'Embrace of the Serpent': Director Ciro Guerra's technique can be meditative but also just vaporous
'Serpent' is the phantasmagoric third feature from Colombian director Ciro Guerra and is shot in lustrous, widescreen black and white. It was inspired by the journals of two ethnographers who traveled the Amazon in the last century.
Oscilloscope Laboratories/AP
You can be sure that a journey upriver, at least in the movies, is never just a journey upriver. It’s a myth, an odyssey, a passage into the heart of darkness. From Werner Herzog’s “Aguirre, the Wrath of God” and “Fitzcarraldo” to Francis Ford Coppola’s “Apocalypse Now,” these trips run thick with doominess.
Now add to their number “Embrace of the Serpent,” the phantasmagoric third feature from Colombian director Ciro Guerra. (It’s a nominee for this year’s Oscar for best foreign language film.) Not nearly as great as Herzog’s films, or as monumentally deranged as Coppola’s, it nevertheless casts a spell of its own. It’s one of those films that, at least for me, grows in the memory.
Shot in lustrous, widescreen black and white, “Embrace of the Serpent” is, among other things, an elegy for the Colombian tribes decimated by colonialism, but it doesn’t have the punch of an indictment. Its artfulness is much stranger and nuanced. The film was inspired by the journals of two ethnographers who traveled the Amazon in the last century: in 1909, the German Theodor Koch-Grunberg (called Theo in the film and played by Jan Bijvoet) and, in the 1940s, the American Richard Evans Schultes (called Evan here and played by Brionne Davis).
Guerra constructs the story as a parallel journey, intercut and separated in time, involving the two men and a rainforest shaman, Karamakate (Nilbio Torres in 1909, Antonio Bolívar in the 1940s). In both eras, the explorers are searching for a sacred healing plant, the yakruna. Karamakate, whose tribe has been virtually eliminated by foreign invaders, initially offers no help to Theo, who is near death when he lands his canoe on the riverbank with his guide, Manduca (Yauenkü Miguee). Only after Theo offers to help the shaman locate other supposed survivors of his Cohiuano tribe does he relent. Karamakate’s healing powers, which appear to involve some kind of hallucinogen, revive Theo enough for him to carry on.

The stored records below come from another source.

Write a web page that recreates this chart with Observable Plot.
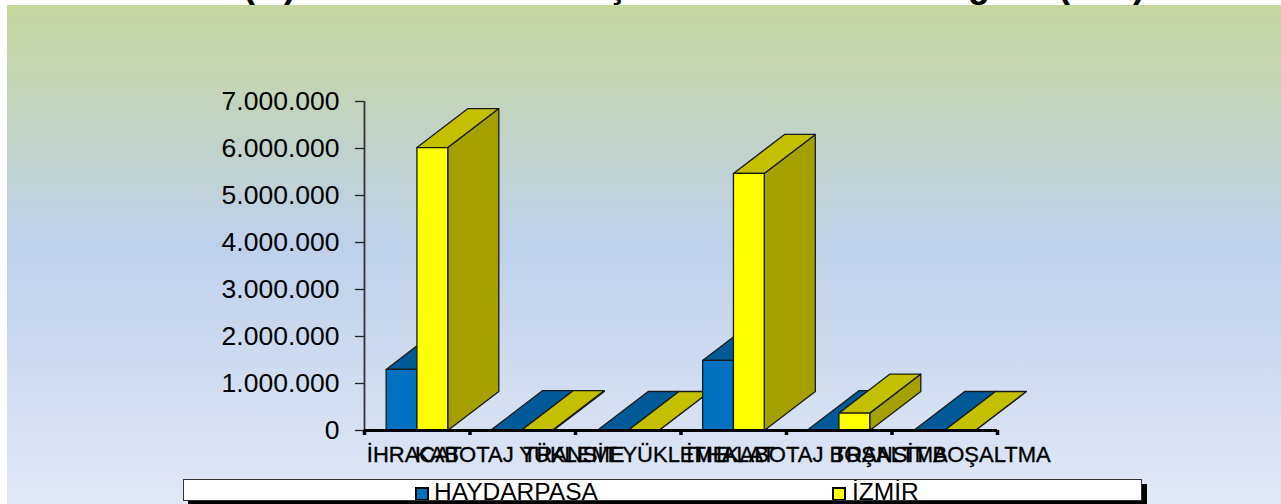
<!DOCTYPE html>
<html><head><meta charset="utf-8">
<script src="https://cdn.jsdelivr.net/npm/d3@7"></script>
<script src="https://cdn.jsdelivr.net/npm/@observablehq/plot@0.6"></script>
<style>
html,body{margin:0;padding:0;background:#fff;overflow:hidden}
#page{position:relative;width:1281px;height:504px;overflow:hidden;font-family:"Liberation Sans",Arial,sans-serif;color:#000}
#bg{position:absolute;left:7px;top:5px;right:0;bottom:0;background:linear-gradient(180deg,#c5d69e 0%,#bfd0ea 48%,#e1e8f5 100%)}
#titleclip{position:absolute;left:0;top:0;width:1281px;height:5px;overflow:hidden}
#titleclip span{position:absolute;font-weight:bold;font-size:36px;line-height:36px;bottom:2px}
#legend{position:absolute;left:183px;top:479px;width:957px;height:20px;background:#fff;border:1px solid #333;box-shadow:5px 5px 0 #000;overflow:hidden}
#legend span{position:absolute;font-size:24.5px;line-height:24px;top:0px}
#legend i{position:absolute;top:7px;width:10px;height:10px;border:2px solid #000}
#chart{position:absolute;left:0;top:0}
#chart svg{background:transparent;overflow:visible}
</style></head><body>
<div id="page"><div id="bg"></div><div id="titleclip"></div><div id="chart"></div><div id="legend"></div></div>
<script>
const categories = ["İHRACAT","KABOTAJ YÜKLEME","TRANSİT YÜKLEME","İTHALAT","KABOTAJ BOŞALTMA","TRANSİT BOŞALTMA"];
const haydarpasa = [1300000,20000,0,1490000,20000,0];
const izmir = [6020000,20000,0,5470000,370000,0];
const yTicks = [0,1000000,2000000,3000000,4000000,5000000,6000000,7000000];
const seriesNames = ["HAYDARPASA","İZMİR"];
const titleFragments = ["(",")","ç","g","(",")"];

const palette = [
  {front:"#0070c0",top:"#005a98",side:"#004f86"},
  {front:"#ffff00",top:"#c4c000",side:"#a3a000"}
];
const barW = 0.292, barGap = 0.205, depthX = 0.484, depthY = 830000;
const faces = [];
categories.forEach((c,i)=>{
  [haydarpasa,izmir].forEach((vals,s)=>{
    const v = vals[i], a = i+barGap+s*barW, b = a+barW, id = i+"-"+s, col = palette[s];
    const poly = (name,fill,pts)=>pts.forEach(([x,y])=>faces.push({z:id+name,x,y,fill}));
    poly("side",col.side,[[b,0],[b+depthX,depthY],[b+depthX,v+depthY],[b,v]]);
    poly("top",col.top,[[a,v],[a+depthX,v+depthY],[b+depthX,v+depthY],[b,v]]);
    if (v>0) poly("front",col.front,[[a,0],[a,v],[b,v],[b,0]]);
  });
});
const fmt = d3.formatLocale({decimal:",",thousands:".",grouping:[3],currency:["",""]}).format(",");

const chart = Plot.plot({
  width:1281,height:504,
  marginTop:0,marginBottom:0,marginLeft:0,marginRight:0,
  x:{type:"linear",domain:[0,6],range:[364,997],axis:null},
  y:{type:"linear",domain:[0,7000000],range:[430,101],axis:null},
  style:{background:"transparent",fontFamily:"'Liberation Sans',Arial,sans-serif",color:"#000"},
  marks:[
    Plot.line(faces,{x:"x",y:"y",z:"z",fill:"fill",stroke:"#1a1a1a",strokeWidth:1.3,curve:"linear-closed"}),
    Plot.ruleX([0],{y1:0,y2:7000000,stroke:"#333",strokeWidth:1.8}),
    Plot.axisY({ticks:yTicks,anchor:"left",x:0,tickSize:9,tickPadding:16,tickFormat:fmt,fontSize:26.5,fill:"#000",stroke:"#222",strokeWidth:1.3,label:null}),
    Plot.ruleY([0],{x1:0,x2:6,stroke:"#000",strokeWidth:3}),
    Plot.axisX({ticks:[0,1,2,3,4,5,6],anchor:"bottom",y:0,tickSize:5,tickFormat:()=>"",stroke:"#000",strokeWidth:3.5,label:null}),
    Plot.text(categories,{x:(d,i)=>i+0.5,y:()=>0,text:d=>d,dx:-3,dy:24,fontSize:22,fill:"#000",stroke:"#000",strokeWidth:0.35,lineAnchor:"middle"})
  ]
});
document.getElementById("chart").append(chart);

const tc = document.getElementById("titleclip");
[243,284,607,968,1058,1133].forEach((left,i)=>{
  const s=document.createElement("span"); s.textContent=titleFragments[i]; s.style.left=left+"px"; tc.append(s);
});
const lg = document.getElementById("legend");
[[231,"#0070c0",250],[648,"#ffff00",668]].forEach(([sx,col,tx],i)=>{
  const sw=document.createElement("i"); sw.style.left=sx+"px"; sw.style.background=col; lg.append(sw);
  const t=document.createElement("span"); t.textContent=seriesNames[i]; t.style.left=tx+"px"; lg.append(t);
});
</script>
</body></html>
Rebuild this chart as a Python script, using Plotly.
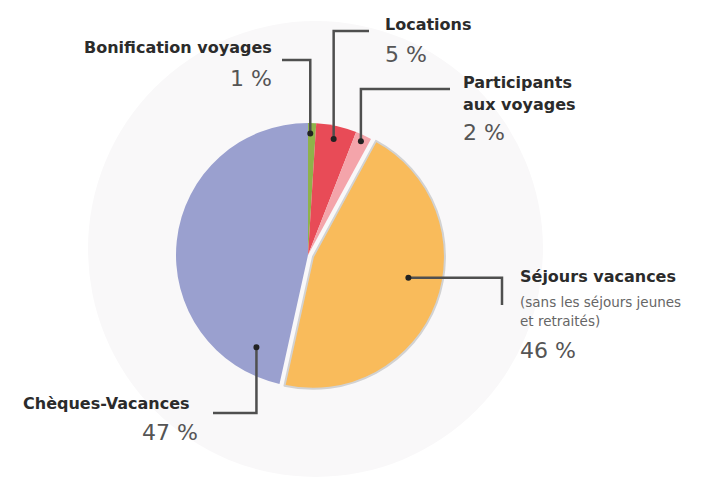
import math
import plotly.graph_objects as go

# ---- data ----
categories = ["Bonification voyages", "Locations", "Participants aux voyages",
              "Séjours vacances", "Chèques-Vacances"]
values = [1, 5, 2, 46, 47]
pct_labels = ["1 %", "5 %", "2 %", "46 %", "47 %"]
colors = ["#8fb24a", "#e84b57", "#f4a4aa", "#f9bb5b", "#9aa0cf"]
pulls = [0, 0, 0, 0.04, 0]

W, H = 705, 477
OFF = 8                      # page offset of the plot div (body margin)
CX, CY, R = 308, 255, 132    # pie centre / radius in page px

fig = go.Figure()

maxpull = max(pulls)
half = R * (1 + maxpull)
fx, fy = CX - OFF, CY - OFF
fig.add_trace(go.Pie(
    labels=categories, values=values, sort=False, direction="clockwise",
    rotation=0, pull=pulls, textinfo="none", hoverinfo="label+percent",
    marker=dict(colors=colors,
                line=dict(color=["rgba(0,0,0,0)"] * 3 + ["#d2d2d2", "rgba(0,0,0,0)"],
                          width=[0, 0, 0, 2, 0])),
    domain=dict(x=[(fx - half) / W, (fx + half) / W],
                y=[1 - (fy + half) / H, 1 - (fy - half) / H]),
    showlegend=False,
))

# invisible pixel-space axes (page coordinates) for the decorations
fig.add_trace(go.Scatter(x=[OFF, W + OFF], y=[OFF, H + OFF], mode="markers",
                         marker=dict(opacity=0), hoverinfo="skip", showlegend=False))

# anchor dots computed from slice geometry
anchor_frac = [0.3, 0.5, 0.5, 0.45, 0.10]   # position inside the slice
anchor_rad = [0.92, 0.90, 0.95, 0.74, 0.80]  # radial fraction
total = sum(values)
cum = 0
dots = []
for v, f, rf, p in zip(values, anchor_frac, anchor_rad, pulls):
    th = 2 * math.pi * (cum + f * v) / total
    mid = 2 * math.pi * (cum + v / 2) / total
    ox = p * R * math.sin(mid)
    oy = -p * R * math.cos(mid)
    dots.append((CX + ox + R * rf * math.sin(th), CY + oy - R * rf * math.cos(th)))
    cum += v

# leader line bends: (orientation, first-leg target, second-leg target)
bends = [("V", 60, 282), ("V", 31, 369), ("V", 89, 450), ("H", 502, 305), ("V", 413, 213)]

shapes = [dict(type="circle", xref="x", yref="y", x0=88, x1=543, y0=21, y1=477,
               fillcolor="#f9f8f9", line=dict(width=0), layer="below")]
for (dx, dy), (o, a, b) in zip(dots, bends):
    if o == "V":
        path = f"M {dx},{dy} V {a} H {b}"
    else:
        path = f"M {dx},{dy} H {a} V {b}"
    shapes.append(dict(type="path", xref="x", yref="y", path=path,
                       line=dict(color="#4f4f4f", width=2.5), layer="above"))
    shapes.append(dict(type="circle", xref="x", yref="y", x0=dx - 3, x1=dx + 3,
                       y0=dy - 3, y1=dy + 3, fillcolor="#222", line=dict(width=0),
                       layer="above"))

NAME_FONT = dict(family="DejaVu Sans", size=16, color="#2b2b2b")
PCT_FONT = dict(family="DejaVu Sans", size=22, color="#555555")
SUB_FONT = dict(family="DejaVu Sans", size=13.5, color="#666666")

ann = []
def add(text, x, y, anchor, font):
    ann.append(dict(text=text, x=x, y=y, xref="x", yref="y", xanchor=anchor,
                    yanchor="middle", showarrow=False, font=font))

add("<b>Bonification voyages</b>", 274, 47, "right", NAME_FONT)
add(pct_labels[0], 274, 78, "right", PCT_FONT)
add("<b>Locations</b>", 383, 24, "left", NAME_FONT)
add(pct_labels[1], 383, 54, "left", PCT_FONT)
add("<b>Participants</b>", 461, 82, "left", NAME_FONT)
add("<b>aux voyages</b>", 461, 104, "left", NAME_FONT)
add(pct_labels[2], 461, 132, "left", PCT_FONT)
add("<b>Séjours vacances</b>", 518, 276, "left", NAME_FONT)
add("(sans les séjours jeunes", 518, 302, "left", SUB_FONT)
add("et retraités)", 518, 321, "left", SUB_FONT)
add(pct_labels[3], 518, 350, "left", PCT_FONT)
add("<b>Chèques-Vacances</b>", 192, 403, "right", NAME_FONT)
add(pct_labels[4], 200, 432, "right", PCT_FONT)

fig.update_layout(
    width=W, height=H, margin=dict(l=0, r=0, t=0, b=0),
    paper_bgcolor="white", plot_bgcolor="rgba(0,0,0,0)",
    xaxis=dict(range=[OFF, W + OFF], visible=False, fixedrange=True),
    yaxis=dict(range=[H + OFF, OFF], visible=False, fixedrange=True),
    shapes=shapes, annotations=ann,
)

fig.write_html("out.html")
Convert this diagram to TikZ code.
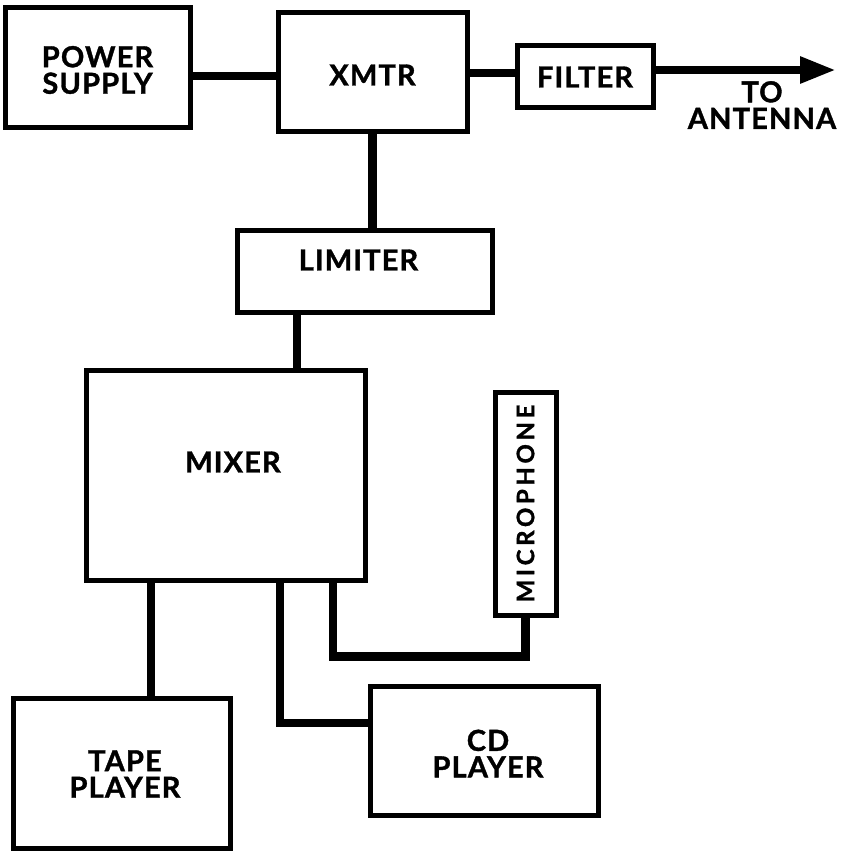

In the scenes involving Evan, Karamakate is now an old man who forlornly believes he can no longer communicate with nature – with rocks and trees and plants. As in the episodes with Theo, he is devastatingly alone in the jungle, but now his aloneness has a sharp sadness to it.
Since both Theo and Evan are on essentially the same quest, with Karamakate serving as guide, the parallelisms in the story are resonant. But Guerra frames the narrative mostly through the shaman’s eyes, or at least through his sensibility, so we never feel as if we’re being shown a movie about the ravages of colonialism through the eyes of colonialists. As such, the film takes some getting used to. The wayward sinuosity of Guerra’s free-floating technique can sometimes seem deeply mysterious and meditative, but sometimes it can just seem vaporous – more head trip than soul trip.
To his credit, though, Guerra doesn’t indulge in the sentimentalism that often attaches itself to quasi-ethnographic narratives of this stripe. (He cast his film using mostly members of the Cubeo and Wanano tribes.) He doesn’t portray the Amazon jungle as a pristine paradise despoiled by foreigners; rather, this is a world in which snake eats snake and no dividing line exists between prey and predator. But Guerra reserves a special ire for the rubber barons and Roman Catholic missionaries in the Theo sequences who invaded the forests. The film’s most devastating scenes involve their depredations.
In the Catholic mission scene, orphaned boys, victims of both the rubber barons and the infighting of indigenous tribes, are subject to horrific beatings by the Spanish priest who rules over them and forbids them to speak their “pagan” languages. (In all, nine languages are spoken in the film.) Later, in an Evan section, a riverside community is ruled over by a crazed white man who proclaims himself the Messiah.
Guerra’s saving grace is that, in this Amazonian realm, he also recognizes that white doesn’t automatically mean evil. This is brought out in a transcendent scene in which Evan, who has been encouraged by Karamakate to throw his possessions overboard, refuses to relinquish the portable record player on which he plays Handel’s “Creation.” Karamakate takes in the solemn, alien sounds with an appropriate regard. He recognizes that Handel is a kind of shaman, too. Grade: B+ (This film is not rated.)